Before I moved to my new vehicle (it's got wheels), I was writing about our foray into Washington D.C. I'd been there in the early 70s with Vietnam Veterans Against the War. We scared Nixon. He was worried about us taking over the town- they were a paranoid bunch.
In its time, D.C. was a decadent party town, anything you wanted. I loved it. Hung out at a bar called the “Hawk and Dove”. I met a lot of crazy women. Along with 50 Vietnam Veterans we lobbied Congress to set up a discharge review board. The DOD had been passing out thousands of less than honorable Discharge Papers to ‘Nam Vets who had admitted to smoking dope. They were quizzed on their way out of 'Nam with questions like: Do you want out now? Have you ever smoked marijuana?
We prevailed and a committee was set up. We knew then we were gonna get screwed, starting with the Dept of Defense!! I came to understand why we were in that war. I hated it. We thought we could change it. We were wrong. We didn't have the money. Who gets it done is who has the money...it was then as it is now. A democracy it ain't! 'Nuff Said…
Anyhoo in 2000, Jim “Famous Writer” Northrup (whose middle initials shall be 'FW' from now on), Walter, myself and sons Zac and Tom made our way to D.C. to the Vietnam Veterans Memorial Wall. At that black granite wall we took rubbings of friends who were casualties of the War. We would meet a Gold Star Mother from Wisconsin. She had suffered the ultimate loss, and would attach herself to Jim “FW” Northrup after seeing his Fond du Lac, Minnesota veterans jacket- she was from Fond du Lac, Wisconsin. She spent her time comforting saddened veterans. I think of her often.
On to Arlington where we paid our respects and took pictures at the Marine Memorial of the 2nd Flag raising on Mount Suribachi Iwo Jima. That picture shot by Joe Rosenthal would become the most famous photograph in the world. Its sale would help fund America's effort in WWII.
Being tribal, we went to see the Pima, who was made infamous by “The Ballad of Ira Hayes” written by Peter LaFarge (Johnny Cash covered it).

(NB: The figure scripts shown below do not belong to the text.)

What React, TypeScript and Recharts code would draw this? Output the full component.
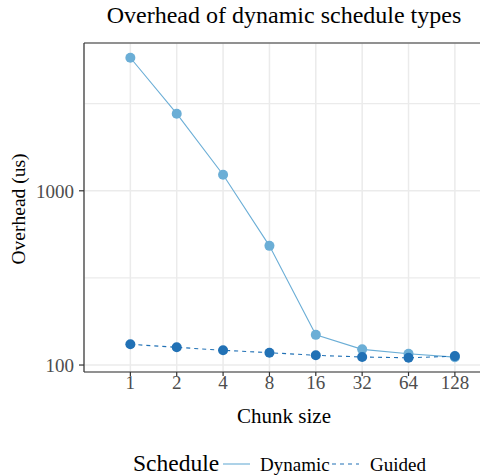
import { LineChart, Line, XAxis, YAxis, CartesianGrid, ReferenceLine } from 'recharts'

// values (microseconds)
const chunkSizes = [1, 2, 4, 8, 16, 32, 64, 128]
const dynamicUs = [5800, 2770, 1236, 483, 149, 123, 116, 111]
const guidedUs = [131.5, 126.4, 121.5, 117.7, 113.7, 111.2, 110, 112.5]
const yTicks = [100, 1000]
const yMinor = [316.2, 3162]

const DYNAMIC = '#6baed6'
const GUIDED = '#2171b5'
const FONT = "'Liberation Serif', 'DejaVu Serif', serif"

const data = chunkSizes.map((c, i) => ({
  chunk: c,
  dynamic: dynamicUs[i],
  guided: guidedUs[i],
}))

const txt = { fontFamily: FONT, fill: '#000' }

export default function App() {
  return (
    <div
      style={{
        position: 'absolute',
        left: 0,
        top: 0,
        width: 480,
        height: 476,
        overflow: 'hidden',
        background: '#fff',
        fontFamily: FONT,
      }}
    >
      <LineChart
        width={490}
        height={476}
        data={data}
        margin={{ top: 43, right: 8, bottom: 0, left: 0 }}
      >
        <CartesianGrid stroke="#ebebeb" strokeWidth={1.5} />
        {yMinor.map((v) => (
          <ReferenceLine key={v} y={v} stroke="#ebebeb" strokeWidth={1.2} />
        ))}
        <XAxis
          dataKey="chunk"
          type="number"
          scale="log"
          domain={[0.5, 192]}
          ticks={chunkSizes}
          allowDataOverflow
          height={104}
          tickSize={4}
          tickMargin={0}
          axisLine={{ stroke: '#333', strokeWidth: 1.2 }}
          tickLine={{ stroke: '#333', strokeWidth: 1.2 }}
          tick={{ fill: '#4d4d4d', fontSize: 19, fontFamily: FONT }}
        />
        <YAxis
          type="number"
          scale="log"
          domain={[91.2, 7050]}
          ticks={yTicks}
          allowDataOverflow
          width={84}
          tickSize={5}
          tickMargin={5}
          axisLine={{ stroke: '#333', strokeWidth: 1.2 }}
          tickLine={{ stroke: '#333', strokeWidth: 1.2 }}
          tick={{ fill: '#4d4d4d', fontSize: 19, fontFamily: FONT }}
        />
        <ReferenceLine y={7050} stroke="#333" strokeWidth={1.2} />
        <Line
          dataKey="dynamic"
          stroke={DYNAMIC}
          strokeWidth={1.1}
          dot={{ r: 5, fill: DYNAMIC, stroke: 'none' }}
          isAnimationActive={false}
        />
        <Line
          dataKey="guided"
          stroke={GUIDED}
          strokeWidth={1.1}
          strokeDasharray="4 4"
          dot={{ r: 5, fill: GUIDED, stroke: 'none', strokeDasharray: '' }}
          isAnimationActive={false}
        />
      </LineChart>

      {/* title, axis titles and legend */}
      <svg
        width={480}
        height={476}
        style={{ position: 'absolute', left: 0, top: 0, pointerEvents: 'none' }}
      >
        <text x={284} y={23} textAnchor="middle" fontSize={24} style={txt}>
          Overhead of dynamic schedule types
        </text>
        <text x={284} y={423} textAnchor="middle" fontSize={21} style={txt}>
          Chunk size
        </text>
        <text
          transform="translate(25,209) rotate(-90)"
          textAnchor="middle"
          fontSize={19.5}
          style={txt}
        >
          Overhead (us)
        </text>
        <text x={133} y={471} fontSize={23.5} style={txt}>Schedule</text>
        <line x1={223} x2={250} y1={464} y2={464} stroke={DYNAMIC} strokeWidth={1.1} />
        <text x={260} y={471} fontSize={19} style={txt}>Dynamic</text>
        <line x1={332} x2={359} y1={464} y2={464} stroke={GUIDED} strokeWidth={1.1} strokeDasharray="4 4" />
        <text x={370} y={471} fontSize={19} style={txt}>Guided</text>
      </svg>
    </div>
  )
}
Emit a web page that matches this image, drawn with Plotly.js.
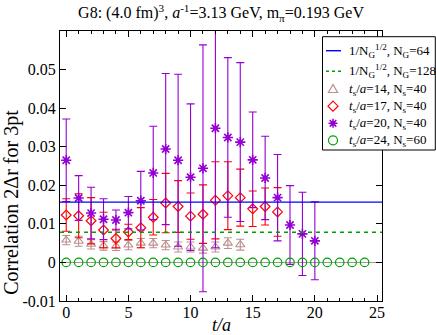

Anyhoo after this we needed to party, and being it was November 10th- the Marine Corps birthday- we found an old VFW in Virginia that was giving away the most gawd awful tasting beer we ever drank. IT WAS FREE! You gotta drink the first three down real fast then who gives a shit. Kinda like the way Love Stinks- hold your nose, after your first three, who gives a shit.
Seems wherever we go, Jim “FW” Northrup and myself attract the strange and insane. At this VFW, it was no different. As soon as we were seated at a long table, a vet with no face sat down across from us, exclaiming, “I suppose you wanna know what happened to my face?”
“Okay,” I responded, “I will play. What happened to make you so ugly?”
“I was shot in a live fire training exercise! Do you wanna feel it?”
“Okay,” said Jim “FW” Northrup, sticking his finger in the hole in his face.
Met a big biker with a Santa Claus beard, this 5th Regt. Marine who had a scar on his forehead. Said he was struck by lightning! Met a Hawaiian- a Vet from the 1st Cav- along with an Australian. We formed a fire team. Drank and told war stories throughout the day. As the afternoon became evening, and the free spaghetti feed was over, we watched as the most famous day of the Marine Corps was set up. It's a much -beloved ceremony celebrated by Marines all over the world!
10 Nov 1775, the Marine Corps was founded in Tun Tavern Philadelphia. One of its founders was a Quaker, Maj. Samuel Nicholas, who was booted out of the Quakers after they heard he was hangin' out in taverns. Anyhoo, back to the year 2000... A large cake was brought in and set on a table, the tradition being that the youngest and oldest Marines present. They would cut the cake with a Marine sword. OOPS some ”shitbird” FORGOT THE SWORD!!!
”Any one of you Marines here have a sword?”
“I do” responded Jim ”FW” Northrup! “Zac get my sword out of the van!”
A little Marine History,In 1805 Marine Lt.Presley O'Bannan marched his Plt. 600 miles across Africa to Tripoli, where he defeated pirates who are doin' the same thing today! A Mamaluke Chieftain presented LT. O'Banna with this sword, making it the oldest weapon in the U.S. armed forces. Enough history, let's have another round!!
Hearing this my brain suddenly awoke. Hey, the last time I saw that sword, Jim”FW'Northrup's grandson Aaron was cutting up dogshit in the yard with His NCO sword, back at Fond du Lac. I better do something- that dogshit won't taste so good!! Meeting Zac, who was returning with the sword, I saw the cook standing at the door.
“Hey man, can you sterilize this thing?”
“Sure thing- I got boiling water.”
The sword was cleaned, the cake cut, we all ate, and drank more beer. It was then I let the secret out!
Happy Birthday Jarheads! “Eat The Apple! Fuck the C--ps” Still A PFC, RAT!